In hearings before the Civil Service Commission, city officials said Fuentes was demoted because of poor job performance, including a lack of basic understanding of permit requirements and holding one-on-one meetings with applicants.

But Fuentes said that in addition to being tied to ethnic and gender discrimination, her demotion may have been in retaliation for a successful lawsuit she filed in 2000 in which she claimed her boss harassed her based on her background. As part of a settlement in that case, Fuentes received a public apology from city officials.

She did not ask for financial damages, but the city paid her attorney’s fees.

In her most recent settlement, Fuentes, who had worked for the city for 19 years, agreed to retire in September — when she turns 62 — and is on unpaid administrative leave until then. She also received a $200,000 payment and is allowed to retire at her highest salary level.

If her council campaign proves successful, she’d be at the top of the food chain at City Hall and will have to work with her former supervisor, Community Development Director Hassan Haghani. That’s a role she would have no difficulty filling, she said.

“I’m the kind of person that when something is done and over, I move on,” Fuentes said. “I don’t have any hard feelings or animosity.”

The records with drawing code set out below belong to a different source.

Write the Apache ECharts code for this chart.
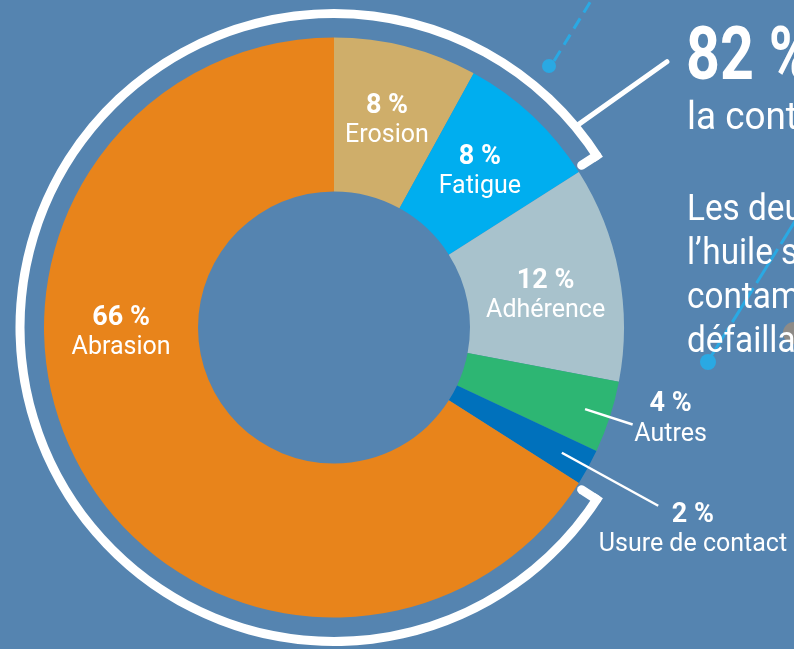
<!DOCTYPE html>
<html>
<head>
<meta charset="utf-8">
<script src="https://cdn.jsdelivr.net/npm/echarts@6/dist/echarts.min.js"></script>
<style>
  html, body { margin: 0; padding: 0; background: #5584b0; }
  #chart { width: 794px; height: 649px; }
</style>
</head>
<body>
<div id="chart"></div>
<script>
// slices, clockwise from 12 o'clock
const categories = ["Erosion", "Fatigue", "Adhérence", "Autres", "Usure de contact", "Abrasion"];
const shares = [8, 8, 12, 4, 2, 66];
// causes grouped under the white "82 %" arc
const contamination = ["Erosion", "Fatigue", "Abrasion"];
const headline = "82 %";
const headlineSub = "la contamination";
const bodyLines = ["Les deux tiers de", "l’huile sont", "contaminées", "défaillances"];

const palette = ["#cfae6a", "#00aeef", "#a8c2cc", "#2db673", "#0071bc", "#e8841b"];
const bg = "#5584b0";
const cx = 334, cy = 327.5;
const rIn = 136, rOut = 290;

const chart = echarts.init(document.getElementById("chart"));

// angles (deg, clockwise from top)
const total = shares.reduce((a, b) => a + b, 0);
let acc = 0;
const midAng = [];
shares.forEach((v) => {
  midAng.push((acc + v / 2) / total * 360);
  acc += v;
});
function polar(deg, r) {
  const a = deg * Math.PI / 180;
  return [cx + r * Math.sin(a), cy - r * Math.cos(a)];
}

// label spots that differ from the slice middle
const labelSpot = {
  "Adhérence": [81.5, 214],
  "Abrasion": [268.5, 213],
  "Autres": [105.3, 349],
  "Usure de contact": [119.4, 412],
};

// white arc: runs of slices in / out of the contamination group
const ringData = [];
categories.forEach((c, i) => {
  const inside = contamination.includes(c);
  const last = ringData[ringData.length - 1];
  if (last && last.inside === inside) last.value += shares[i];
  else ringData.push({ value: shares[i], inside: inside });
});
let arcStart = null, arcEnd = null, run = 0;
ringData.forEach((d) => {
  const a0 = run / total * 360;
  run += d.value;
  const a1 = run / total * 360;
  if (!d.inside) { arcEnd = a0; arcStart = a1; }
});

const hookD = 4.5 / 314 * 180 / Math.PI;
const white = "#ffffff";
const graphics = [];
function line(p1, p2, w, cap) {
  graphics.push({
    type: "line", z: 20, silent: true,
    shape: { x1: p1[0], y1: p1[1], x2: p2[0], y2: p2[1] },
    style: { stroke: white, lineWidth: w, lineCap: cap || "round" },
  });
}
// hooks at the ends of the white arc
line(polar(arcEnd - hookD, 314), polar(arcEnd - hookD, 296), 9);
line(polar(arcStart + hookD, 314), polar(arcStart + hookD, 296), 9);
// pointer to the headline
line(polar(50.3, 318), polar(51.4, 426), 5);
// label lines for the small slices
const iAut = categories.indexOf("Autres");
const iUs = categories.indexOf("Usure de contact");
line(polar(midAng[iAut], 264), polar(midAng[iAut], 314), 2.5, "butt");
line(polar(midAng[iUs], 260), polar(midAng[iUs], 370), 2.5, "butt");

// decorative droplets
const drop = "#2aa9e3";
graphics.push({
  type: "line", z: 5, silent: true,
  shape: { x1: 600, y1: -14, x2: 551, y2: 66 },
  style: { stroke: drop, lineWidth: 3, lineDash: [12, 7] },
});
graphics.push({ type: "circle", z: 5, silent: true, shape: { cx: 549, cy: 66, r: 7 }, style: { fill: drop } });
graphics.push({
  type: "line", z: 5, silent: true,
  shape: { x1: 802, y1: 210, x2: 710, y2: 358 },
  style: { stroke: drop, lineWidth: 3, lineDash: [40, 6] },
});
graphics.push({ type: "circle", z: 5, silent: true, shape: { cx: 708, cy: 362, r: 8 }, style: { fill: drop } });
graphics.push({ type: "circle", z: 5, silent: true, shape: { cx: 794, cy: 333, r: 11 }, style: { fill: "#8e8b87" } });

// right-hand text
graphics.push({
  type: "text", z: 20, x: 686, y: 60, scaleX: 0.8, silent: true,
  style: { text: headline, fill: white, font: "bold 74px Roboto", verticalAlign: "middle" },
});
graphics.push({
  type: "text", z: 20, x: 687, y: 119, scaleX: 0.97, silent: true,
  style: { text: headlineSub, fill: white, font: "38px Roboto", verticalAlign: "middle" },
});
graphics.push({
  type: "text", z: 20, x: 687, y: 189, scaleX: 0.9, silent: true,
  style: { text: bodyLines.join("\n"), fill: white, font: "37px Roboto", lineHeight: 44, verticalAlign: "top" },
});

const option = {
  backgroundColor: bg,
  animation: false,
  graphic: graphics,
  series: [
    {
      type: "pie",
      center: [cx, cy],
      radius: [rIn, rOut],
      startAngle: 90,
      clockwise: true,
      avoidLabelOverlap: false,
      silent: true,
      data: categories.map((c, i) => ({
        name: c,
        value: shares[i],
        itemStyle: { color: palette[i] },
      })),
      label: {
        show: true,
        position: "inside",
        color: white,
        formatter: (p) => "{p|" + p.value + " %}\n{n|" + p.name + "}",
        rich: {
          p: { fontFamily: "Roboto", fontWeight: "bold", fontSize: 27, color: white, lineHeight: 30 },
          n: { fontFamily: "Roboto", fontSize: 25, color: white, lineHeight: 30 },
        },
      },
      labelLine: { show: false },
      labelLayout: (params) => {
        if (params.seriesIndex !== 0) return {};
        const name = categories[params.dataIndex];
        const spot = labelSpot[name] || [midAng[params.dataIndex], 213];
        const pt = polar(spot[0], spot[1]);
        return { x: pt[0], y: pt[1], align: "center", verticalAlign: "middle" };
      },
    },
    {
      type: "pie",
      center: [cx, cy],
      radius: [309.5, 318.5],
      startAngle: 90,
      clockwise: true,
      silent: true,
      label: { show: false },
      labelLine: { show: false },
      data: ringData.map((d) => ({
        value: d.value,
        itemStyle: { color: d.inside ? white : "rgba(0,0,0,0)" },
      })),
    },
  ],
};
chart.setOption(option);
</script>
</body>
</html>
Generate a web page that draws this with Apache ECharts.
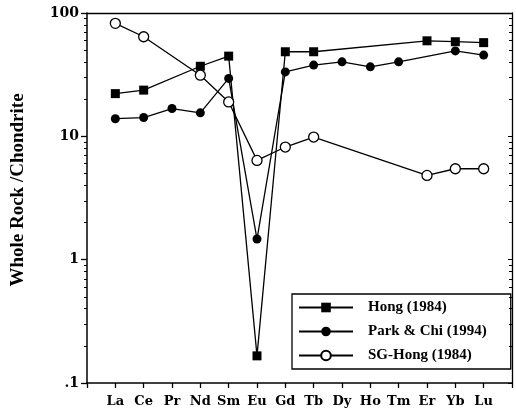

She initially thought about taking on small consulting jobs in planning or architecture post-retirement, but a recent trip to the Philippines to see her mother helped sway her decision to mount a City Council campaign.

“[My mother] said, ‘If you are running because of some negative thinking, I will tell you right now, don’t do it,’” Fuentes said.

Fuentes has been a longtime member of Soroptimists International of Glendale and the local Filipino American Business Assn., which was expected to endorse her this week during a Philippine Independence Day celebration.

“I look at this as the beginning of a new challenge,” Fuentes said. “Whatever I do, I give it my best.”